I have purchased most of my carving chisels from car boot sales, country fairs and any other places where second hand tools are obtainable, because of this many of the tools need to be totally re-formed by cutting the sharp end back to base form, I found that this this helped with understanding that the sharpening from scratch system is a 3 stage process.

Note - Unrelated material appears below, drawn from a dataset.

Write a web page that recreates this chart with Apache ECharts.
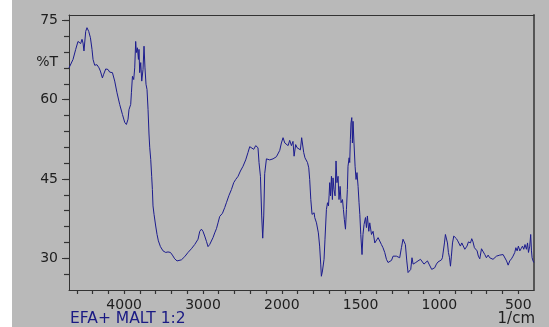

1 - an initial grinding stage to produce the basic form with a bevel angle to suit the type of carving and material to be caeved, mallet u se and hard woods have differing angles to hand held tools.as at any grinding stage care must be taken not to over heat the tool and

remove its hardness ie. its ability to maintain a sharp edge therefore constant quenching n water is required - if it turns blue too late the tool will need re-hardening and tempering- hardening makes it brittle and prone to breaking, tempering makes it tough and wear resistant. At his stage a narrow flat edge is left at the cutting edge for stage 2

2 - The second stage is to sharpen the tool, this involves removing as many of the initial grinding marks by going down in grit grades and reducing the small flat end to a sharp edge again taking care not to overheat.

3 - the final stage is honing - producing the razor sharp edge and polished surface that allows the tool to slide through the carving with ease.

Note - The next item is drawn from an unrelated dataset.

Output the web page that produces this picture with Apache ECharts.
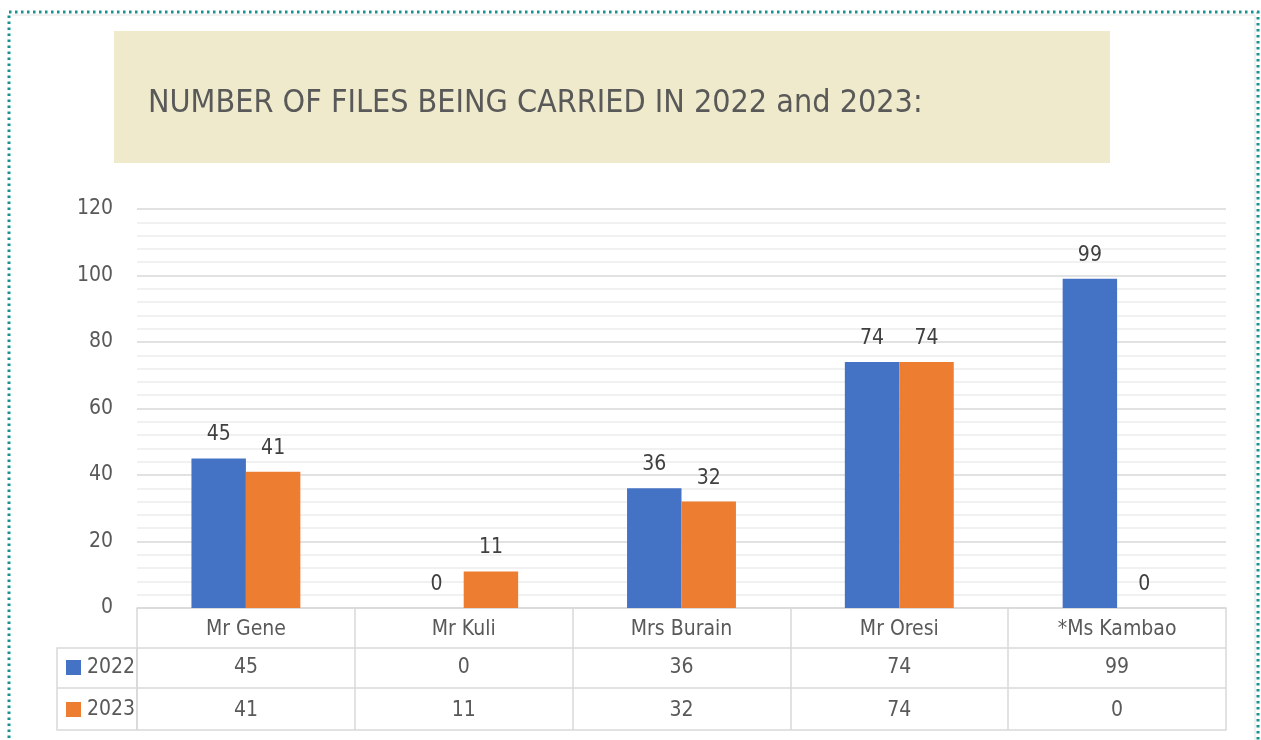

All the above methods can be done both manually and mechanically depending on how deep your pockets are.

My most recent piece of my sharpening kit is a Koch felt honing wheel and soap for my bench grinder or drill. This felt wheel is described as being Thermoplastic this is ability to deform under load and take the profile shape of the tool the return back to its original form, the soap when applied melts into the wheel and remelts during honing producing a very sharp tool. This was purchased for honing my micro and flexcut chisel, especially the micro veiners and parting tools - I am very satisfied with the results ,a quick tickle on this wheel works wonders.


----------



## gdenby (Apr 27, 2013)

CV3 said:


> You may find this interesting It is a description of grit ratings on different stones and diamond plates.
> 
> http://www.sharpeningsupplies.com/Sharpening-Stone-Grit-Chart-W21.aspx


Its good that the description mention the micron size of the abrasive. I have a chart stored that shows different grits scales, unfortunately I did not record who made it, so won't post as I can't give credit. The problem with using grit numbers is that different national agencies and companies use different numbers. There seems to be a fairly wide range of micron sizes for abrasives that can be considered coarse or medium. And when getting down to extra fine honing a few microns can make notable difference


----------



## Whiteroselad (Dec 4, 2015)

I have used various methods most of which are mentioned above. What I would like to know is; When do you know if your edge is sharp enough? With a knife I shave the hairs on my forearm, this is sharp enough for knives but it is alot more difficult to do with chisels of varying profiles. N.


----------



## Gloops (Jan 23, 2015)

With a knife a good test is to slice paper hold paper in one hand the paper unsupported an slice (away from your hand) start at handle end and slice withdrawing the blade to its point, if the slice is effortless with no tearing the knife is sharp, doing it this way you can see if tearing, dragging occurs at any part along the blade , this is an area that need a little rework.

with gouges etc. make a cut in wood and inspect the cut it should be free from lines (edge marks) and appear shiny.


----------



## Whiteroselad (Dec 4, 2015)

Thanks alot Gloops. It will save me having a bald left arm! N.


----------